たとえば威張り散らしている店長。それはそれでイヤなものだが、きっと皆からの反感も買っているに違いない。そして考えようによっては、僕らの代わりに皆の反感を一身に受けてくれているのだ、とも言える。
たとえば仕事しない部長に卑屈な課長。それも見ていて情けなくなるものだが、皆からの軽蔑も買っているに違いない。これまた僕らの代わりに、と。
「あいつなんかいなけりゃいいのに」とはよく思うことだが、仮にそういう人がいなくなった場合、反感や軽蔑が自分に向かってくるかもしれないのだ。
どこかで読んだ話。こういう、云わば邪魔な人間がいない人生ってのは、ディフェンダーもゴールキーパーもいないゲームでゴールを決めるようなもので、面白くもなんともない、と。
そう考えていくと、上記のような人たちがいるってこと自体、ありがたいと思わずにはいられない。
たとえば大きな災難/災害によって被害を受けた人がいたとする。これもまた僕らの身代わりになってくれたと考えることもできる。
これらはキリスト教の考え方の基本のようである。イエス・キリストが、自分たちの代わりにイバラの冠をかぶせられ、ムチで打たれ、十字架に磔けられたのだと。

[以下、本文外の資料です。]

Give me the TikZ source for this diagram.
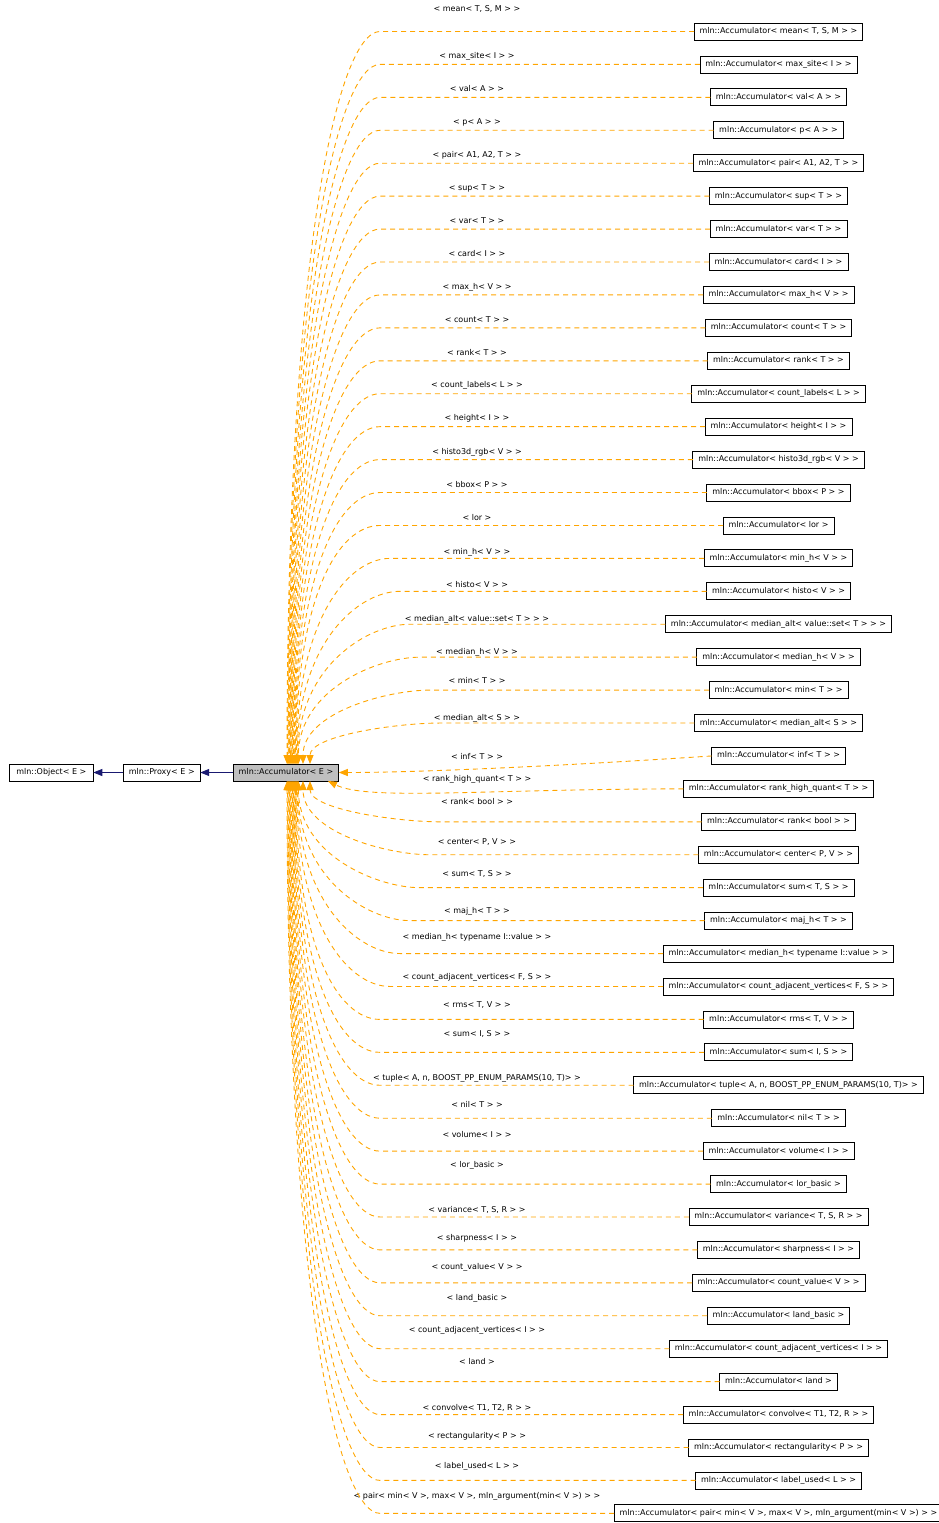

僕だって、進学先にしろ就職先にしろ、2つ3つ道が違っていたら、阪神淡路や東日本の震災に遭っていたかもしれないし、何とかいう真理教の信者にでもなっていたかもしれないし、失業してホームレスになっていたかもしれない。
2つ3つ道が違って、逆にどこかの市長や大臣にでもなっていたとしたら、不手際や失言により今ごろ槍玉に上がっているのかもしれない。
現実に戻って。
周りを見渡したってそう。部下は僕の代わりに雑用こなしてくれているのだし、上司は僕の代わりにややこしい金勘定をやってくれている。
カミさんは僕じゃとてもできないような料理を作ってくれるし、子供は僕の子供の頃を思い出させてくれる。
道路工事人、コンビニ店員、スキャンダル渦中のアイドル、大統領、それからビンラディン。もちろん本人たちにはそういう意識はないだろうが、みんなみんな、身を以って僕らの代わりになってくれているのだと考えることもできるはず。
何ともありがたいことだ、と。
ところで、日本語の「有り難い」には、目に見えない〈万物〉に対する感謝の念というのも含まれているように思える。英語の“Thank you”では特定の人や相手が必要だし、“Thanks”では軽すぎるような気もする。“appreciate”を使っても、どうも「ありがとう」というニュアンスは出てこない。